╭──
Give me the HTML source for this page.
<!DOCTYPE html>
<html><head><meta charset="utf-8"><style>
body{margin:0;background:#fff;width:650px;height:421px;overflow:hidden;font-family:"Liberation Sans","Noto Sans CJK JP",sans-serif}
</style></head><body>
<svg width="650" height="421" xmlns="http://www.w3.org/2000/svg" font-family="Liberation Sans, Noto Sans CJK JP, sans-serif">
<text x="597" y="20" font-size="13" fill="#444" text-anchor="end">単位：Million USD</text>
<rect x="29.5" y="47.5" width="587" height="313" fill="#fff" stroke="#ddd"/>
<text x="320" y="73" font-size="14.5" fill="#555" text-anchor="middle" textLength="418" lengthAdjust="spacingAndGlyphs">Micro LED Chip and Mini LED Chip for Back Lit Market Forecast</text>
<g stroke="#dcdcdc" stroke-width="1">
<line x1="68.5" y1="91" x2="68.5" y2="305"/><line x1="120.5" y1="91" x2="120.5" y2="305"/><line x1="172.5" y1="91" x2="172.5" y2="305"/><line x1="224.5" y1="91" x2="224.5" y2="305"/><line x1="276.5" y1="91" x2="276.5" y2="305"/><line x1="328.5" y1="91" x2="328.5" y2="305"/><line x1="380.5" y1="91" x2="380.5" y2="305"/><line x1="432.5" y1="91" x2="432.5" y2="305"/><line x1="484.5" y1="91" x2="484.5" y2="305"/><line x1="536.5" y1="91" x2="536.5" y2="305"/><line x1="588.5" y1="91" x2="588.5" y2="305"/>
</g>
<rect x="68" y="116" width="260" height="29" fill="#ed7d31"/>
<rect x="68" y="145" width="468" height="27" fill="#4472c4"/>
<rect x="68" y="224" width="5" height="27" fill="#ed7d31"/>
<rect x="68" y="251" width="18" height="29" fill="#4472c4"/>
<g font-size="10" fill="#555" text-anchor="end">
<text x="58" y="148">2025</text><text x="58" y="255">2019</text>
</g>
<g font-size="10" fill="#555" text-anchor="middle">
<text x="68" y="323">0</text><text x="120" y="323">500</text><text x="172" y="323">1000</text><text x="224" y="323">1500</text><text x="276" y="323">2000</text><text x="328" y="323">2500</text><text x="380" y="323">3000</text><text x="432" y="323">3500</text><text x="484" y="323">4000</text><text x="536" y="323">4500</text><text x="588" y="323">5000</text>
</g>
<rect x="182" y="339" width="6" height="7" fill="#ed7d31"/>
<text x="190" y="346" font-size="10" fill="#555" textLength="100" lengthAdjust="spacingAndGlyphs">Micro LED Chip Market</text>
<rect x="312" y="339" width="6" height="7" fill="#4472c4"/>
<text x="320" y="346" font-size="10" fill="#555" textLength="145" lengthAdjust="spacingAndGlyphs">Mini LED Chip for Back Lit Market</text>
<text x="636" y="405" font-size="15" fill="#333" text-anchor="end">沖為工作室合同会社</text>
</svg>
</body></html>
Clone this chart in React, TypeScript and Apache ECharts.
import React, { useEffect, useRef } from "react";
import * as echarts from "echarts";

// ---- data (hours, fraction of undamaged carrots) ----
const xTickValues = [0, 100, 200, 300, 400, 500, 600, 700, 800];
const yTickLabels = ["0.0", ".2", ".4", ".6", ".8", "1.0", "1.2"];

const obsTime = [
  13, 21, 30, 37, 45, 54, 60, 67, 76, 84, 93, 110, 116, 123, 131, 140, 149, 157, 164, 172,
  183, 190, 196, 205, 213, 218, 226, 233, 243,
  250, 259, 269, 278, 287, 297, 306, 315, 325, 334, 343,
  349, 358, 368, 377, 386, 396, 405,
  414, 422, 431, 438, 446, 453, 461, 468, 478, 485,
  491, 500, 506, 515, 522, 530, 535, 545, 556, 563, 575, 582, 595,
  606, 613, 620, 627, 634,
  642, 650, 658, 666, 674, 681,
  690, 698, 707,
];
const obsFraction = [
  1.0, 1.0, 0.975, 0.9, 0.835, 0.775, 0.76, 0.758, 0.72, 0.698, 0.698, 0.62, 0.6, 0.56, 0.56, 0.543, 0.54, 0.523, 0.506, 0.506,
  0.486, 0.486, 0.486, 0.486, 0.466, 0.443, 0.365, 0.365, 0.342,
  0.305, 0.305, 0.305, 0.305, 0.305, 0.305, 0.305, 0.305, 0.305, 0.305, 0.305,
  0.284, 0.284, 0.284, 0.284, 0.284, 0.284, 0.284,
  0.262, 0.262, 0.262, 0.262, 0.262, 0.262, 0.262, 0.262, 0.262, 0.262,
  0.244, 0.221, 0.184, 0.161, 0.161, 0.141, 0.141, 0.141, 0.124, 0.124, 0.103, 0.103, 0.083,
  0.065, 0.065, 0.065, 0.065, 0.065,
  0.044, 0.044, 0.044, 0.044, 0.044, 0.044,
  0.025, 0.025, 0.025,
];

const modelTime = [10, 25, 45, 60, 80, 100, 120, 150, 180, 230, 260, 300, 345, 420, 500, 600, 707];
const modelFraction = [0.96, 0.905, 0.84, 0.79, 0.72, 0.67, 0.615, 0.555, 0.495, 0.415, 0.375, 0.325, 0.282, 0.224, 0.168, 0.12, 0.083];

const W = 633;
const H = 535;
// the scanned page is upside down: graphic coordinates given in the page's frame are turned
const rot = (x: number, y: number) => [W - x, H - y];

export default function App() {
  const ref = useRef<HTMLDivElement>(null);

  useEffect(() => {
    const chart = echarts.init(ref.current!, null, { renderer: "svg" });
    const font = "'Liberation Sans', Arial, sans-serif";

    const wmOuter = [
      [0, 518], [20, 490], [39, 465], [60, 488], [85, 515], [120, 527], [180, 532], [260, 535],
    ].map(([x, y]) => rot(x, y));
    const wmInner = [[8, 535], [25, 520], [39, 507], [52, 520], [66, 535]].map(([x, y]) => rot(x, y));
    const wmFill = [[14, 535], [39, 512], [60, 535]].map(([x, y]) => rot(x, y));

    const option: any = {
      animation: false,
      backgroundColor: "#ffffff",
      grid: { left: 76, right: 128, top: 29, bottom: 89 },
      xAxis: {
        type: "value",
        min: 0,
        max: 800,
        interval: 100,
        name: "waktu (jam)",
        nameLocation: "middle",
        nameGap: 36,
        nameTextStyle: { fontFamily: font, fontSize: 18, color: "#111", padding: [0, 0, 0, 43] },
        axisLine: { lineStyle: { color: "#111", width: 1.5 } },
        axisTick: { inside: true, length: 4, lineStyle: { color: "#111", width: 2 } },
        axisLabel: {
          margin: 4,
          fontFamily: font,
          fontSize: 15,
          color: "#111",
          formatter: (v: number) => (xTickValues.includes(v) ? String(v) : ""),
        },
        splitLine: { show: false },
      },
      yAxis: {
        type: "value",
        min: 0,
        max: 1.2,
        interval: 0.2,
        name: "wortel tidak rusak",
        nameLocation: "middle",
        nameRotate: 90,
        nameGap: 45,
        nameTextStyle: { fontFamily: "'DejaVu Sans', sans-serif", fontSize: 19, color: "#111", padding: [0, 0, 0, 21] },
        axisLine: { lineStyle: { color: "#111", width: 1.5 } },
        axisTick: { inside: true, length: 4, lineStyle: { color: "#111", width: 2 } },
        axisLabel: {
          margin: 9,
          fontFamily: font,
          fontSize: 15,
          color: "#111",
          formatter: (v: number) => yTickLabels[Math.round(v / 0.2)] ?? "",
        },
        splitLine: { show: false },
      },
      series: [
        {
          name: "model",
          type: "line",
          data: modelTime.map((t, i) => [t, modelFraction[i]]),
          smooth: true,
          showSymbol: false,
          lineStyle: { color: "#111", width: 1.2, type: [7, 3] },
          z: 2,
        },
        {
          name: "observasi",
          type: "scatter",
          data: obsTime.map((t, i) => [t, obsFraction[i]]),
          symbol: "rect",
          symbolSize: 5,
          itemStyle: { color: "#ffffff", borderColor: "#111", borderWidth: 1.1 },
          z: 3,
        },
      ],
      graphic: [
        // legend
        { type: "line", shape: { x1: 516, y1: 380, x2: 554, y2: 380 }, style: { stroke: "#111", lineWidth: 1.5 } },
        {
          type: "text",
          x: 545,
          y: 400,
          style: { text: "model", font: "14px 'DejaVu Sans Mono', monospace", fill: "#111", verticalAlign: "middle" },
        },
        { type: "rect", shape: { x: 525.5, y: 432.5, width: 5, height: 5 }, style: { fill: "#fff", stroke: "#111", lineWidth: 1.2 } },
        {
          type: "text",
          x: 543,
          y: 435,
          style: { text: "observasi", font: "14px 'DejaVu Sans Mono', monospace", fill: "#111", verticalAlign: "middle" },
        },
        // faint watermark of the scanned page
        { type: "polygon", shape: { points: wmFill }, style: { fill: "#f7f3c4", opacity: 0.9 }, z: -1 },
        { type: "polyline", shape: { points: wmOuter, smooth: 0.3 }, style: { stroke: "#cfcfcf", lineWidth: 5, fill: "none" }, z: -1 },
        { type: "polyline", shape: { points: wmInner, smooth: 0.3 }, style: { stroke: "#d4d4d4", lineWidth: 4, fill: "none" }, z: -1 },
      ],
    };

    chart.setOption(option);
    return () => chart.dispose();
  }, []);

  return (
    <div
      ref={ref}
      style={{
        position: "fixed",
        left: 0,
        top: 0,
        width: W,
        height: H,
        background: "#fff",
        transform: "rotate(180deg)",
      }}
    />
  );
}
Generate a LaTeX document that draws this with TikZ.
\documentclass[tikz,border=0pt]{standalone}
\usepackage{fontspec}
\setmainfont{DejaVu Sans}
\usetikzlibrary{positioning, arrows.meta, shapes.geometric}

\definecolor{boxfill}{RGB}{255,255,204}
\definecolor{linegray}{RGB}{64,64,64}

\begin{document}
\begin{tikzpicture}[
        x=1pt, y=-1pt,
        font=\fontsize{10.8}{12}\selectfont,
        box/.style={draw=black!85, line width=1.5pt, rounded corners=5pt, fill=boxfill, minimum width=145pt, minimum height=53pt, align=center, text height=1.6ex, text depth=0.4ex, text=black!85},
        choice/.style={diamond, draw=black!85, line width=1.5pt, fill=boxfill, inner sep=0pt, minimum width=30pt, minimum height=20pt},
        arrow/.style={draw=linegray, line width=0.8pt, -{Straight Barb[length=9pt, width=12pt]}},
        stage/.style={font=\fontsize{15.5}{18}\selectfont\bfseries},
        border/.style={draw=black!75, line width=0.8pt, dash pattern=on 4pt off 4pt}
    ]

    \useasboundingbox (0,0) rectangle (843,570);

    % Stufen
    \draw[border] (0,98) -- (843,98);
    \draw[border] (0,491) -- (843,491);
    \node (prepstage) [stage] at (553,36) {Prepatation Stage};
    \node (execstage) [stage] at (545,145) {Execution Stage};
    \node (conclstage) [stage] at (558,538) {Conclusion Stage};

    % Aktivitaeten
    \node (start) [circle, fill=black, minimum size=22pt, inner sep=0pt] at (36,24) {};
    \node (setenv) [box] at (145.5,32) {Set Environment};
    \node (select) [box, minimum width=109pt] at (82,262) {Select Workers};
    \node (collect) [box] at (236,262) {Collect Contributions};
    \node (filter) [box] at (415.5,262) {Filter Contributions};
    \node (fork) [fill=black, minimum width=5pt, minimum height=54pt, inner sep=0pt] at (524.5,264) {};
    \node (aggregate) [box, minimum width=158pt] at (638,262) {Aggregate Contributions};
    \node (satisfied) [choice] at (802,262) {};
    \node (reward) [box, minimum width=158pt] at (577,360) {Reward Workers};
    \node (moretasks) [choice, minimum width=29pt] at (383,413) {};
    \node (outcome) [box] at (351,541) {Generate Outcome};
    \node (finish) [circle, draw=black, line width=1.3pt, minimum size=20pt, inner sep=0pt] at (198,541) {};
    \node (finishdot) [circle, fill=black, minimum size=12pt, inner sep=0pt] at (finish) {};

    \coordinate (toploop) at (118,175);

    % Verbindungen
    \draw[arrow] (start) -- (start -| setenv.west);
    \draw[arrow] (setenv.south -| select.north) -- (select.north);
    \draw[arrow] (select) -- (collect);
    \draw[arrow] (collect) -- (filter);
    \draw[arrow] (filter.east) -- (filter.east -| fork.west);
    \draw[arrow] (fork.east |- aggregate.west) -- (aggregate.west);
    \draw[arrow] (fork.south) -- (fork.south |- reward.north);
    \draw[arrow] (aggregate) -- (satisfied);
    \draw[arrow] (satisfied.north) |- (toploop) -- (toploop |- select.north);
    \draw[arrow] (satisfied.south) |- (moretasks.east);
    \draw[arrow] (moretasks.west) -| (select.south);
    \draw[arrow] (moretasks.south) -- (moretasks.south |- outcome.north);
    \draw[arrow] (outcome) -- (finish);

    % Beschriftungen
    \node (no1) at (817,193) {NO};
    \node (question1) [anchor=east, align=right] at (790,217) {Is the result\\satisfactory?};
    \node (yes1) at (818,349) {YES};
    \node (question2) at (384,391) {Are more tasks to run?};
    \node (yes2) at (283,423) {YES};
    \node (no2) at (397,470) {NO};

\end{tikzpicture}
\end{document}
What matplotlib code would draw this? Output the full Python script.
╰──
> Exercise
Set down exactly the lines from the line that contains "Clone this chart" to the line that contains "import * as", both lines included, and nothing more.

> Task result
Clone this chart in React, TypeScript and Apache ECharts.
import React, { useEffect, useRef } from "react";
import * as echarts from "echarts";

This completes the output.